Grocery retailer Giant Eagle filed an antitrust complaint against the Big 4 beef packing companies in Chicago’s U.S. District Court on Wednesday, June 8, 2022.
Giant Eagle, operating about 470 stores in western Pennsylvania, Ohio, northern West Virginia, Maryland and Indiana, alleges the large packing companies exploited their market power by conspiring to limit the supply of beef sold to purchasers beginning as early as January 2015 and continuing through the end of 2021. Giant Eagle contends those actions resulted in higher prices paid for beef by the retailer and higher profits for the packers.
Specifically, Cargill, JBS, National Beef Packing and Tyson Foods are named as defendants along with several subsidiaries. The suit contends the defendants colluded to cut production and artificially constrain the supply of boxed and case-ready beef entering the supply chain to artificially inflate beef prices.
The antitrust complaint notes that the Department of Justice and USDA have launched investigations into whether Defendants fixed beef prices and that the DOJ sent civil investigative demands to the Big 4 seeking information about their pricing practices dating back to January 2015.

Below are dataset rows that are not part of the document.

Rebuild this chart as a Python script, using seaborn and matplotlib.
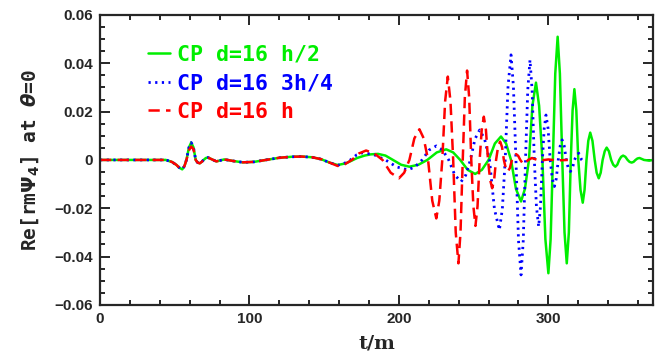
import numpy as np
import pandas as pd
import matplotlib
matplotlib.use("Agg")
import matplotlib.pyplot as plt
import seaborn as sns
from matplotlib.ticker import MultipleLocator, FuncFormatter

# ---------------- data ----------------
labels = ["CP d=16 h/2", "CP d=16 3h/4", "CP d=16 h"]
colors = ["#00ee00", "#0000ff", "#ff0000"]

t_early = [0, 44, 48, 51, 53, 55, 56.5, 57.8, 59.5, 61, 62.5, 64, 65.3, 66.7, 68, 69.3,
           70.8, 72.2, 75, 77.8, 80.5, 83, 86, 88.7, 95.6, 103, 111, 120, 128, 135,
           142, 148, 154]
v_early_gb = [0, 0, -0.0008, -0.002, -0.0032, -0.0039, -0.0025, 0, 0.0052, 0.0072,
              0.0052, 0, -0.0011, -0.0014, -0.0008, 0, 0.0008, 0.001, 0.0002, -0.0006,
              -0.0002, 0.0002, -0.0001, -0.0004, -0.001, -0.0008, 0, 0.0009, 0.0013, 0.0014,
              0.0011, 0.0003, -0.0012]
v_early_r = [0, 0, -0.0008, -0.002, -0.0032, -0.0039, -0.0025, 0, 0.0040, 0.0055,
             0.0045, 0, -0.0011, -0.0014, -0.0008, 0, 0.0008, 0.001, 0.0002, -0.0006,
             -0.0002, 0.0002, -0.0001, -0.0004, -0.001, -0.0008, 0, 0.0009, 0.0013, 0.0014,
             0.0011, 0.0003, -0.0012]

t_green = [159, 164.5, 168, 172, 177, 181, 186,
           191, 196, 201.5, 207,
           213, 219, 225.3, 231.6,
           236.3, 241, 246, 251,
           255.5, 260, 264.2, 268.3,
           271.7, 275, 278.3, 281.7,
           284.3, 287, 289.3, 291.7,
           293.8, 296, 298, 300,
           301.5, 303, 304.6, 306.2,
           307.7, 309.3, 310.8, 312.3,
           313.7, 315, 316.2, 317.4,
           318.7, 320, 321.5, 323,
           324.2, 325.5, 326.7, 328,
           329.5, 331, 332.3, 333.7,
           335, 336.3, 337.7, 339,
           340.5, 342, 343.4, 344.8,
           346.1, 347.4, 348.7, 350,
           351.5, 353, 354.3, 355.7,
           357, 358.3, 359.6, 361,
           364, 367.5, 370]
v_green = [-0.0021, -0.0014, -0.0004, 0.0008, 0.0018, 0.0023, 0.0025,
           0.0018, 0, -0.002, -0.0028,
           -0.002, 0, 0.0031, 0.0044,
           0.0031, 0, -0.0041, -0.0058,
           -0.0041, 0, 0.0068, 0.0097,
           0.0068, 0, -0.012, -0.0172,
           -0.012, 0, 0.0224, 0.032,
           0.0224, 0, -0.0328, -0.0469,
           -0.0328, 0, 0.0357, 0.051,
           0.0357, 0, -0.030, -0.0428,
           -0.030, 0, 0.0205, 0.0293,
           0.0205, 0, -0.0124, -0.0177,
           -0.0124, 0, 0.0079, 0.0113,
           0.0079, 0, -0.0053, -0.0076,
           -0.0053, 0, 0.0036, 0.0051,
           0.0036, 0, -0.002, -0.0028,
           -0.002, 0, 0.0013, 0.0018,
           0.0013, 0, -0.0008, -0.0011,
           -0.0008, 0, 0.0006, 0.0008,
           0, -0.0003, 0]

t_blue = [159, 163.2, 167.5, 171.7, 176,
          183.5, 191, 198.5, 206,
          210.7, 215.5, 220.2, 225,
          229.2, 233.3, 237.4, 241.6,
          244.7, 247.8, 250.9, 254,
          257.3, 260.6, 263.9, 267.2,
          269.2, 271.1, 273, 275,
          276.6, 278.3, 280, 281.7,
          283.2, 284.7, 286.2, 287.7,
          289.1, 290.6, 292, 293.5,
          294.7, 296, 297.2, 298.4,
          299.8, 301.2, 302.6, 304,
          305.3, 306.6, 307.9, 309.2,
          310.6, 312, 313.3, 314.7,
          316.1, 317.5, 318.9, 320.3,
          322.3, 324]
v_blue = [-0.0022, -0.0015, 0, 0.0021, 0.003,
          0.0021, 0, -0.0029, -0.0041,
          -0.0029, 0, 0.0041, 0.0058,
          0.0041, 0, -0.0063, -0.009,
          -0.0063, 0, 0.0087, 0.0124,
          0.0087, 0, -0.0203, -0.029,
          -0.0203, 0, 0.0305, 0.0435,
          0.0305, 0, -0.0333, -0.0476,
          -0.0333, 0, 0.029, 0.0414,
          0.029, 0, -0.0193, -0.0276,
          -0.0193, 0, 0.013, 0.0186,
          0.013, 0, -0.0077, -0.011,
          -0.0077, 0, 0.0058, 0.0083,
          0.0058, 0, -0.0034, -0.0048,
          -0.0034, 0, 0.002, 0.0028,
          0, -0.0011]

t_red = [159, 163.7, 168.5, 173.3, 178,
         183.5, 189, 194.5, 200,
         203.5, 207, 210.3, 213.7,
         216.6, 219.5, 222.3, 225,
         227, 229, 230.9, 232.7,
         234.5, 236.3, 238, 239.8,
         241.2, 242.7, 244.1, 245.6,
         247, 248.4, 249.8, 251.2,
         252.6, 254, 255.4, 256.8,
         258.2, 259.6, 261, 262.4,
         263.7, 265, 266.3, 267.7,
         269, 270.2, 271.5, 272.8,
         274.2, 275.6, 277, 278.4,
         279.8, 281.2, 282.6, 284,
         286.5, 289, 294, 300, 306, 313]
v_red = [-0.0025, -0.0018, 0, 0.0027, 0.0039,
         0.0027, 0, -0.0053, -0.0076,
         -0.0053, 0, 0.0089, 0.0127,
         0.0089, 0, -0.0169, -0.0242,
         -0.0169, 0, 0.0242, 0.0345,
         0.0242, 0, -0.030, -0.0428,
         -0.030, 0, 0.0259, 0.037,
         0.0259, 0, -0.0191, -0.0273,
         -0.0191, 0, 0.0125, 0.0179,
         0.0125, 0, -0.0082, -0.0117,
         -0.0082, 0, 0.0053, 0.0076,
         0.0053, 0, -0.0034, -0.0048,
         -0.0034, 0, 0.0017, 0.0024,
         0.0017, 0, -0.0012, -0.0017,
         0, 0.0008, -0.0003, 0.0002, -0.0002, 0]

# ---------------- build table ----------------
frames = []
for lab, te, ve, tl, vl in [
    (labels[0], t_early, v_early_gb, t_green, v_green),
    (labels[1], t_early, v_early_gb, t_blue, v_blue),
    (labels[2], t_early, v_early_r, t_red, v_red),
]:
    frames.append(pd.DataFrame({"t": list(te) + list(tl),
                                "v": list(ve) + list(vl),
                                "run": lab}))
df = pd.concat(frames, ignore_index=True)

# ---------------- plot ----------------
sns.set_style("ticks")
plt.rcParams["font.family"] = ["Liberation Sans", "DejaVu Sans"]
plt.rcParams["font.weight"] = "bold"
plt.rcParams["axes.linewidth"] = 1.6
plt.rcParams["mathtext.fontset"] = "dejavusans"
plt.rcParams["mathtext.default"] = "bf"

fig = plt.figure(figsize=(6.67, 3.57), dpi=100)
ax = fig.add_axes([0.150, 0.146, 0.829, 0.812])

styles = {labels[0]: dict(ls="-", lw=1.8),
          labels[1]: dict(ls=(0, (0.8, 1.6)), lw=2.0),
          labels[2]: dict(ls=(0, (4.5, 2.5)), lw=1.8)}

for lab, col in zip(labels, colors):
    sub = df[df["run"] == lab]
    sns.lineplot(data=sub, x="t", y="v", ax=ax, color=col, label=lab,
                 estimator=None, sort=False, **styles[lab])

ax.set_xlim(0, 370)
ax.set_ylim(-0.06, 0.06)
ax.xaxis.set_major_locator(MultipleLocator(100))
ax.xaxis.set_minor_locator(MultipleLocator(20))
ax.yaxis.set_major_locator(MultipleLocator(0.02))
ax.yaxis.set_minor_locator(MultipleLocator(0.005))

def yfmt(v, pos):
    if abs(v) < 1e-9:
        return "0"
    return ("%.2f" % v).replace("-", "\u2212")

ax.yaxis.set_major_formatter(FuncFormatter(yfmt))
ax.xaxis.set_major_formatter(FuncFormatter(lambda v, p: "%d" % v))

ax.tick_params(which="both", direction="in", top=True, right=True, width=1.4,
               labelsize=11, pad=5)
ax.tick_params(which="major", length=7)
ax.tick_params(which="minor", length=3.5)
for lbl in ax.get_xticklabels() + ax.get_yticklabels():
    lbl.set_fontweight("bold")

ax.set_xlabel("t/m", fontsize=14, fontweight="bold", family="DejaVu Serif", labelpad=6)
ax.set_ylabel(r"Re[rm$\Psi_4$] at $\it{\theta}$=0", fontsize=14, fontweight="bold",
              family=["DejaVu Sans Mono", "DejaVu Sans"], labelpad=10)

leg = ax.legend(loc="upper left", bbox_to_anchor=(0.052, 0.965), frameon=False,
                handlelength=1.0, handletextpad=0.35, labelspacing=0.4,
                prop={"size": 15.5, "weight": "bold", "family": "DejaVu Sans Mono"},
                labelcolor="linecolor")

fig.savefig("out.png", dpi=100)
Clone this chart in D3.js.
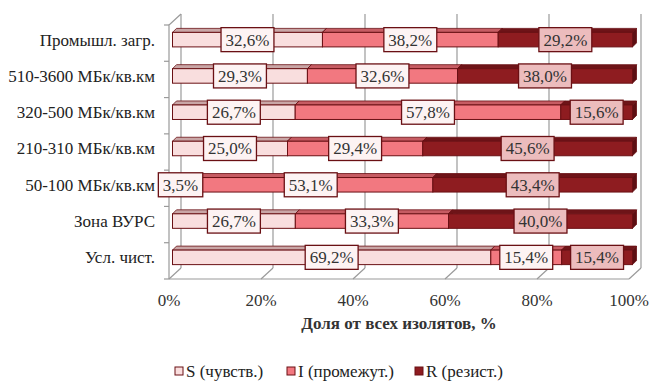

The suit also referenced a letter from 26 U.S. Senators to the DOJ that stated: “From our perspective, the anticompetitive practices occurring in the industry today are unambiguous and either our antitrust laws are not being enforced or they are not capable of addressing the apparent oligopoly that so plainly exists.” The letter also alleged the Big 4’s “collective power over the beef processing industry allows them to seemingly control prices at their will.”
Giant Eagle alleges antitrust practices by the Big 4 “led to shortages in the beef market. These artificial conditions, in turn, boosted the prices Defendants charged, and which Giant Eagle had no choice but to pay, for beef. The results intended and achieved by Defendants were higher profit margins (e.g., meat margins) than would have otherwise existed in a competitive market, and injury and damage to Giant Eagle’s businesses and property."
Giant Eagle is a privately held grocery retailer with more than $9.7 billion in annual sales. The company seeks treble damages with the lawsuit.